Вместе с Эдуардом Кузнецовым и ещё несколькими знакомыми зеками я был зачислен в отряд, состоящий из бригад, работавших на пилораме и в раскройном цеху. Это были производственные подразделения с самым тяжёлым и интенсивным трудом, не считая, конечно, аварийно-разгрузочный бригады, предназначенной вручную разгружать прибывавшие составы с лесом в любое время суток. Во всех этих бригадах, как в целом и в составе всего лагеря, численно преобладали «военные преступники», как уже говорилось, в лагерном просторечье называемые «полицаями». Народ этот был уже немолодой, много просидевший в сталинских лагерях (лет по 15 и более), как правило, малоразвитый и относившийся к политизированной молодёжи с определённой враждебностью. Той же плохо скрываемой враждебностью отвечала и молодёжь. Взаимная неприязнь была вполне понятным явлением, если учесть всё различие поколений и судеб их разделявшее. «Полицаи» были большей частью жертвой суровых военных обстоятельств и, в основном, желали только одного - «добросовестным трудом и примерным поведением» добиться скорейшего досрочного освобождения или же жить в мире с лагерным начальством. Какой-либо дух противостояния был им совершенно чужд.

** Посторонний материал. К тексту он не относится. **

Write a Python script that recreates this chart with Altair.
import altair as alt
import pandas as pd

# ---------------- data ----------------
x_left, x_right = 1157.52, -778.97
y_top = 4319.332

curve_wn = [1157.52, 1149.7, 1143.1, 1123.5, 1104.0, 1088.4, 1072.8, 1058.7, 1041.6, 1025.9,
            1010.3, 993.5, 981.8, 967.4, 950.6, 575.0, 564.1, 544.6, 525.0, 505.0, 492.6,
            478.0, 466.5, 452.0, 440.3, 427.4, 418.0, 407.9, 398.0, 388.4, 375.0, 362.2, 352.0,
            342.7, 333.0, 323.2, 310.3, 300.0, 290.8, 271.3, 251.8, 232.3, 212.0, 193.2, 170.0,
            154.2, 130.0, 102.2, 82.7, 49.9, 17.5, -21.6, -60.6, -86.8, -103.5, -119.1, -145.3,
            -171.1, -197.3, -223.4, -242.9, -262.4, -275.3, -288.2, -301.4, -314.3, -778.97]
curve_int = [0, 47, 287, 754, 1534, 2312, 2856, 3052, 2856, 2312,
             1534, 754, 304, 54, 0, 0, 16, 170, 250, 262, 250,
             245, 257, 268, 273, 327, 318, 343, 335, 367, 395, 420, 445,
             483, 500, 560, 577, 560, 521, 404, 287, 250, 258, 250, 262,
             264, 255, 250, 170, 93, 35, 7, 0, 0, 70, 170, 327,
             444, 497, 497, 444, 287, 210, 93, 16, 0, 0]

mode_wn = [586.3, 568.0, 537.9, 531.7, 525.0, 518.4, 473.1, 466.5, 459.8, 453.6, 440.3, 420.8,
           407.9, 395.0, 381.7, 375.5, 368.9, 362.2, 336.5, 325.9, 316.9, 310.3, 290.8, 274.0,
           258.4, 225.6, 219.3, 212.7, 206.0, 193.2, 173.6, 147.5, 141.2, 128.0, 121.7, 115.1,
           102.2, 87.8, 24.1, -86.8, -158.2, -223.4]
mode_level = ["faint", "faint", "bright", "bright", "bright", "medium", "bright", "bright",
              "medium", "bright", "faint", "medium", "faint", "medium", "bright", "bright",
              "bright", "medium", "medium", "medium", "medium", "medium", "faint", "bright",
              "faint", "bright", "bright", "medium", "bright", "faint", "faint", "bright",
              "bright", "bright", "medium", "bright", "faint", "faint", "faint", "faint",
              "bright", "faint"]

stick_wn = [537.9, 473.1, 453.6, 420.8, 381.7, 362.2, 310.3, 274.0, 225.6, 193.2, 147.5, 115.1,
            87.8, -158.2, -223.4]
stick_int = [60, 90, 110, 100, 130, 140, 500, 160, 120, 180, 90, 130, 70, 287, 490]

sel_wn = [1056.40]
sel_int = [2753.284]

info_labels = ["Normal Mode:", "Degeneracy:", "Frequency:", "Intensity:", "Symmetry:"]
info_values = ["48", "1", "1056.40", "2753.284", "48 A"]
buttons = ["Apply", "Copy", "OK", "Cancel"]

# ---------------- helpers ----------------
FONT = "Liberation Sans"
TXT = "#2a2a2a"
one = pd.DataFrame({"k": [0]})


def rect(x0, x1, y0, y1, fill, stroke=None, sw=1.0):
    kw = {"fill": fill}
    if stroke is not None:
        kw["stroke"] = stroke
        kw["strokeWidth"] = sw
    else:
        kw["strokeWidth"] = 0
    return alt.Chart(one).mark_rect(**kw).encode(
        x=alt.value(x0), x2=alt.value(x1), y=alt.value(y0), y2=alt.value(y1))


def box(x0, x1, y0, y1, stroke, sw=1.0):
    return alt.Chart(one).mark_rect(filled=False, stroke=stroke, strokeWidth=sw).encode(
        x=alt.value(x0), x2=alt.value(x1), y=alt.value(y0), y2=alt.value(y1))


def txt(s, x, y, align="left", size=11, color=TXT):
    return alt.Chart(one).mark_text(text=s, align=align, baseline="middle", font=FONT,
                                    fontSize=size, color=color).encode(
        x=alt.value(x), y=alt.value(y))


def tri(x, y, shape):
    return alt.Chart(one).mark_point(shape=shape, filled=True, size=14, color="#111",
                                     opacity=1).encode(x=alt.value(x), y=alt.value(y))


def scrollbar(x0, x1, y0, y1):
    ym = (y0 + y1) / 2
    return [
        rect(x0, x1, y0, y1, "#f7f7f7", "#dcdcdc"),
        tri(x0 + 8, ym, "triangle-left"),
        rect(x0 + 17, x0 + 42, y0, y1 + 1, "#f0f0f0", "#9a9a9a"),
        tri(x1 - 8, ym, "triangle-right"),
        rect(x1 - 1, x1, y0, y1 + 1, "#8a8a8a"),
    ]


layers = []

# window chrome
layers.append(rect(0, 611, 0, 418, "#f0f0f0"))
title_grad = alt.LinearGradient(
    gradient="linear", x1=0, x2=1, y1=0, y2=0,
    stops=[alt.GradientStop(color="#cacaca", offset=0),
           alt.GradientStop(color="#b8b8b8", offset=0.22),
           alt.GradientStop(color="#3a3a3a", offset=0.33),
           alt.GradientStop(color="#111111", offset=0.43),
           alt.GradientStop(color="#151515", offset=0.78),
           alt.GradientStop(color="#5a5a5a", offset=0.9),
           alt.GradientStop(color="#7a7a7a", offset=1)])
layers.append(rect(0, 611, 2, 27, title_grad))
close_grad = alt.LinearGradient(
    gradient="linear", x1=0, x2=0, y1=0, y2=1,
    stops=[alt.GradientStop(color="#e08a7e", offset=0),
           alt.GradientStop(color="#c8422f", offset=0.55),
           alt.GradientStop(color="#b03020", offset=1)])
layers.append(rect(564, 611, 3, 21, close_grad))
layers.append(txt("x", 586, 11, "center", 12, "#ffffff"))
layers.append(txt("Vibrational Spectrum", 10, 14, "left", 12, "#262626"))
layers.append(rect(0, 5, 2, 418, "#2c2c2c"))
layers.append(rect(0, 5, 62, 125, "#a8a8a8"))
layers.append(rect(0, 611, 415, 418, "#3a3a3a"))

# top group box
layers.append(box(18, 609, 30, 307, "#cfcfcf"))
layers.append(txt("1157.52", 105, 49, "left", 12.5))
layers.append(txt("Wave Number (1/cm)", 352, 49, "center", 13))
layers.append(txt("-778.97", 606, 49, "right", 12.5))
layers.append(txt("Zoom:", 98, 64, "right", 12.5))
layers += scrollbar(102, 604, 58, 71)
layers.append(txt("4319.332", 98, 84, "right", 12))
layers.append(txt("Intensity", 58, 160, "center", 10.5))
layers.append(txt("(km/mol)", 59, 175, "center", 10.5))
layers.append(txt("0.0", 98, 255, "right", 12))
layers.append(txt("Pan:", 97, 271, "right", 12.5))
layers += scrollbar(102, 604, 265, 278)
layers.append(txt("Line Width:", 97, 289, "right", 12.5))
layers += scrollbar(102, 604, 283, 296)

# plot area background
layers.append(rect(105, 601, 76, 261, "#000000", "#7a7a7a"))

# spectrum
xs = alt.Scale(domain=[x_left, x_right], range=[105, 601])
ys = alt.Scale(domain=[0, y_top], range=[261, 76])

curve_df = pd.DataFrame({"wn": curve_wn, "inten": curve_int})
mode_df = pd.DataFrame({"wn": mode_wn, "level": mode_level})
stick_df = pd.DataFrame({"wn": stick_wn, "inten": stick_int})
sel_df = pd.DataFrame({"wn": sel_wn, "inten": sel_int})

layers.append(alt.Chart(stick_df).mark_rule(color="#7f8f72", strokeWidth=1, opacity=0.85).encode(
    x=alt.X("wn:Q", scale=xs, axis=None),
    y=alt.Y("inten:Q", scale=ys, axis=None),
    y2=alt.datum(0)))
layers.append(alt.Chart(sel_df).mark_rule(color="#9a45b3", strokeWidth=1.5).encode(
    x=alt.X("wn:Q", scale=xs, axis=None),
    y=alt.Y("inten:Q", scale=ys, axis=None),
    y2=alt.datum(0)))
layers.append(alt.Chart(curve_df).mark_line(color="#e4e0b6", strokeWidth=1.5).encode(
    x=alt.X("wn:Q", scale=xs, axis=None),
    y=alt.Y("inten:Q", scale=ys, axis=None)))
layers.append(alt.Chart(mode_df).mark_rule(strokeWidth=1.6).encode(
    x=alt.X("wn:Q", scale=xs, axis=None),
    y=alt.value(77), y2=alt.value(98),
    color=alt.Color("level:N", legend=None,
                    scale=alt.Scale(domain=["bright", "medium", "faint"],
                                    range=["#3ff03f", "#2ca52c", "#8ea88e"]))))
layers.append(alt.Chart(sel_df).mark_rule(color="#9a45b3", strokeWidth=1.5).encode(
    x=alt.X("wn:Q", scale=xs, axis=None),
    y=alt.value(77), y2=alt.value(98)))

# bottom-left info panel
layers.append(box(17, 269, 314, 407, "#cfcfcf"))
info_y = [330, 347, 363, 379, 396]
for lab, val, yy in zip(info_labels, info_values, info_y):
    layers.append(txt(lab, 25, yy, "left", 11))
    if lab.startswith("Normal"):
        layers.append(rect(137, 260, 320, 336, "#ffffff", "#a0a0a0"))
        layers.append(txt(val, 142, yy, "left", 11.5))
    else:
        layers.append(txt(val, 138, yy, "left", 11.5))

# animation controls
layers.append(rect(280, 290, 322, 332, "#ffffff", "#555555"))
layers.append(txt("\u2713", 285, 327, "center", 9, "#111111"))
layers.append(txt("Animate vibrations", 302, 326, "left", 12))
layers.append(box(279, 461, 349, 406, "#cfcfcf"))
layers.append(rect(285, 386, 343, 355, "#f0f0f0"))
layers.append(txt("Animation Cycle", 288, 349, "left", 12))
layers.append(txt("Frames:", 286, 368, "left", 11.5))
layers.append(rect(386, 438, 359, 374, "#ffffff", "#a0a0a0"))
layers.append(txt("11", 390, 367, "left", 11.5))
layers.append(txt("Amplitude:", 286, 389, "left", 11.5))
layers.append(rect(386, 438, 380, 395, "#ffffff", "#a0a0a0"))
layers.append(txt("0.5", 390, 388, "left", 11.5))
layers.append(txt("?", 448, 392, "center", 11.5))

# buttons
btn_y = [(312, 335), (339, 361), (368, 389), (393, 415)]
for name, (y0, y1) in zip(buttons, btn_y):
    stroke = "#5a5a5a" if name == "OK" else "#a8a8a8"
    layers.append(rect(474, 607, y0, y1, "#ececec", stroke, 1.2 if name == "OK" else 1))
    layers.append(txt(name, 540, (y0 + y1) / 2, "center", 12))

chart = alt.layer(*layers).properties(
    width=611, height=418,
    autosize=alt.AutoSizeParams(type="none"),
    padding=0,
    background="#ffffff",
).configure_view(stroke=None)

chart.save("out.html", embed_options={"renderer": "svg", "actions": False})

Проработав в «комплексной бригаде» раскройного цеха несколько дней, я хорошо понял, что моё дальнейшее пребывание в этой чуждой среде нестерпимо. Я отказался от работы, но в производственную зону продолжал выходить, так как полных отказников быстро отлавливали и сажали в изолятор (ШИЗО). Впрочем, так поступал не один я, а довольно большое число молодёжи, прибывшее на семёрку. В производственной зоне мы слонялись из курилки одного цеха в курилку другого и пытались, иногда небезуспешно, устроиться на приемлемые для себя работы в других цехах комбината. Дело в том, что администрация лагеря разрешала переходить в другие производственные подразделения, если только их начальство соглашалось принять таких заключённых.

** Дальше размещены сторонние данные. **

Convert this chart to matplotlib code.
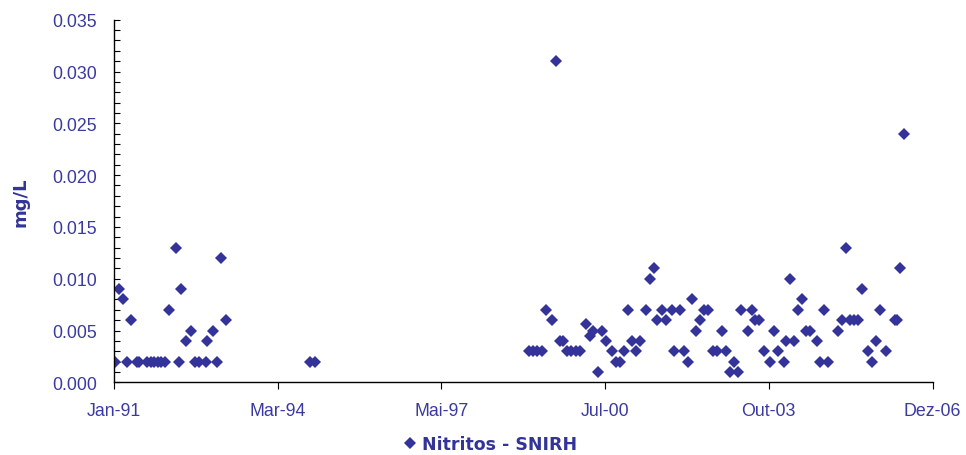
import matplotlib
matplotlib.use("Agg")
import matplotlib.pyplot as plt
from matplotlib.ticker import MultipleLocator, FormatStrFormatter
import pandas as pd

# ---------------- data ----------------
dates_early = [
    "1991-01-08", "1991-02-07", "1991-03-08", "1991-04-05", "1991-05-02",
    "1991-06-11", "1991-06-30", "1991-08-23", "1991-09-18", "1991-10-14",
    "1991-11-08", "1991-12-04", "1991-12-30", "1992-01-29", "1992-03-15",
    "1992-04-09", "1992-04-24", "1992-05-25", "1992-07-05", "1992-08-03",
    "1992-08-31", "1992-10-16", "1992-10-23", "1992-12-09", "1993-01-03",
    "1993-02-04", "1993-03-06", "1994-10-26", "1994-12-01",
]
values_early = [
    0.002, 0.009, 0.008, 0.002, 0.006,
    0.002, 0.002, 0.002, 0.002, 0.002,
    0.002, 0.002, 0.002, 0.007, 0.013,
    0.002, 0.009, 0.004, 0.005, 0.002,
    0.002, 0.002, 0.004, 0.005, 0.002,
    0.012, 0.006, 0.002, 0.002,
]

dates_late = [
    "1999-02-04", "1999-03-05", "1999-04-02", "1999-05-04", "1999-06-02",
    "1999-07-15", "1999-08-14", "1999-09-10", "1999-10-04", "1999-10-29",
    "1999-11-30", "2000-01-01", "2000-02-02", "2000-03-13", "2000-04-10",
    "2000-05-05", "2000-06-06", "2000-07-07", "2000-08-02", "2000-09-14",
    "2000-10-16", "2000-11-12", "2000-12-08", "2001-01-05", "2001-02-05",
    "2001-03-03", "2001-04-01", "2001-05-14", "2001-06-11", "2001-07-10",
    "2001-08-03", "2001-09-04", "2001-10-03", "2001-11-15", "2001-11-29",
    "2002-01-14", "2002-02-08", "2002-03-08", "2002-04-08", "2002-05-04",
    "2002-06-02", "2002-06-30", "2002-07-31", "2002-09-02", "2002-10-04",
    "2002-11-05", "2002-12-04", "2003-01-01", "2003-01-30", "2003-02-27",
    "2003-03-21", "2003-05-09", "2003-06-05", "2003-07-02", "2003-07-27",
    "2003-09-04", "2003-10-13", "2003-11-10", "2003-12-11", "2004-01-21",
    "2004-02-04", "2004-03-03", "2004-04-03", "2004-04-28", "2004-05-29",
    "2004-06-26", "2004-07-24", "2004-09-09", "2004-10-03", "2004-11-02",
    "2004-12-01", "2005-02-10", "2005-03-06", "2005-04-06", "2005-05-04",
    "2005-06-04", "2005-07-02", "2005-07-31", "2005-09-12", "2005-10-10",
    "2005-11-05", "2005-12-04", "2006-01-15", "2006-03-20", "2006-04-01",
    "2006-04-25", "2006-05-26",
]
values_late = [
    0.003, 0.003, 0.003, 0.003, 0.007,
    0.006, 0.031, 0.004, 0.004, 0.003,
    0.003, 0.003, 0.003, 0.0056, 0.0045,
    0.005, 0.001, 0.005, 0.004, 0.003,
    0.002, 0.002, 0.003, 0.007, 0.004,
    0.003, 0.004, 0.007, 0.010, 0.011,
    0.006, 0.007, 0.006, 0.007, 0.003,
    0.007, 0.003, 0.002, 0.008, 0.005,
    0.006, 0.007, 0.007, 0.003, 0.003,
    0.005, 0.003, 0.001, 0.002, 0.001,
    0.007, 0.005, 0.007, 0.006, 0.006,
    0.003, 0.002, 0.005, 0.003, 0.002,
    0.004, 0.010, 0.004, 0.007, 0.008,
    0.005, 0.005, 0.004, 0.002, 0.007,
    0.002, 0.005, 0.006, 0.013, 0.006,
    0.006, 0.006, 0.009, 0.003, 0.002,
    0.004, 0.007, 0.003, 0.006, 0.006,
    0.011, 0.024,
]

tick_dates = ["1991-01-01", "1994-03-11", "1997-05-19",
              "2000-07-27", "2003-10-05", "2006-12-13"]
tick_labels = ["Jan-91", "Mar-94", "Mai-97", "Jul-00", "Out-03", "Dez-06"]
y_label = "mg/L"
series_label = "Nitritos - SNIRH"

# ---------------- plot ----------------
BLUE = "#333399"
LABEL_BLUE = "#3a3aa0"
plt.rcParams["font.family"] = ["Liberation Sans", "DejaVu Sans"]

fig = plt.figure(figsize=(9.66, 4.56), dpi=100)
ax = fig.add_axes([114 / 966, 1 - 383.3 / 456, 818.5 / 966, 362.6 / 456])

x = pd.to_datetime(dates_early + dates_late)
y = values_early + values_late
ax.plot(x, y, linestyle="none", marker="D", markersize=5.8,
        color=BLUE, markeredgewidth=0, label=series_label)

ticks = pd.to_datetime(tick_dates)
ax.set_xlim(ticks[0], ticks[-1])
ax.set_xticks(ticks)
ax.set_xticklabels(tick_labels)
ax.set_ylim(0, 0.035)
ax.yaxis.set_major_locator(MultipleLocator(0.005))
ax.yaxis.set_minor_locator(MultipleLocator(0.001))
ax.yaxis.set_major_formatter(FormatStrFormatter("%.3f"))

for s in ("top", "right"):
    ax.spines[s].set_visible(False)
for s in ("left", "bottom"):
    ax.spines[s].set_color("black")
    ax.spines[s].set_linewidth(1.0)

ax.tick_params(axis="y", which="both", direction="in", length=4, width=0.8,
               colors="black", labelcolor=LABEL_BLUE, labelsize=12.8, pad=12)
ax.tick_params(axis="x", which="major", direction="out", length=5, width=0.8,
               colors="black", labelcolor=LABEL_BLUE, labelsize=12.8, pad=9)

ax.set_ylabel(y_label, color=BLUE, fontsize=13, fontweight="bold",
              family="DejaVu Sans")
ax.yaxis.set_label_coords(-0.103, 0.5)

leg = fig.legend(loc="center", bbox_to_anchor=(0.508, 0.024), frameon=False,
                 handlelength=0.6, handletextpad=0.4, markerscale=1.0,
                 prop={"family": "DejaVu Sans", "weight": "bold", "size": 12.5})
for t in leg.get_texts():
    t.set_color(BLUE)

fig.savefig("out.png", dpi=100)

Для того, чтобы не попасть под удар, достаточно было найти такое подразделение, руководитель которого - мастер или бригадир - согласился бы вписать нового работника в табельный лист и ставить спасительные «восьмёрки» (т.е. рабочие дни). Разумеется, что таких вакантных мест было мало и немалое количество знакомой мне молодёжи в тот период «загремело» сначала в ШИЗО, а потом и в «крытую». («Крытой» называлось дальнейшее отбывание лагерного срока в тюрьме, присуждаемое непокорным зекам за «систематическое нарушение режима». Обычно отсылали в центральную тюрьму г. Владимира.)

Угроза репрессий нависла и надо мною, хотя отрядный (капитан Сальников), надо признать, был человеком незлым и даже где-то благожелательным. Однако предел и его терпения подходил к концу, о чём он меня, после моего почти месячного отказничества, неоднократно предупреждал.

Запомнился один такой привод с объявлением «последнего предупреждения». Вызывали меня вместе с Эдуардом Кузнецовым, который также как и я находился в ту пору в подвешенном состоянии. Заходим в кабинет отрядного. В центре у окна за письменным столом сидит сам начальник отряда кап. Сальников, а кругом вдоль стен расположился весь отрядный синедрион (так называемый «совет отряда»), состоящий почти сплошь из «полицаев». Вместо хотя бы формального «здравствуйте», сразу в лоб: «Ну что, явились голубчики. Долго ещё будете сачковать?» - Вопрос, конечно, риторический, что на него ответишь? По сему молчим. Затем отрядный почему-то обратился к Эдуарду и спросил его, предварительно заглянув в какую-то бумагу: «Скажи-ка нам Кузнецов, как твоё имя и отчество?» Синедрион на табуретках, до того бывший каким-то сонным, при этих словах вдруг оживился и с интересом уставился на моего товарища в ожидании ответа. Эдуард, человек весьма находчивый на слова и вообще остроумный, под общий хохот быстро отреагировал: «Укроп Помидорыч Попрыгушкин». После этого весёлого ответа и последующих воспитательных назиданий и угроз нас отпустили.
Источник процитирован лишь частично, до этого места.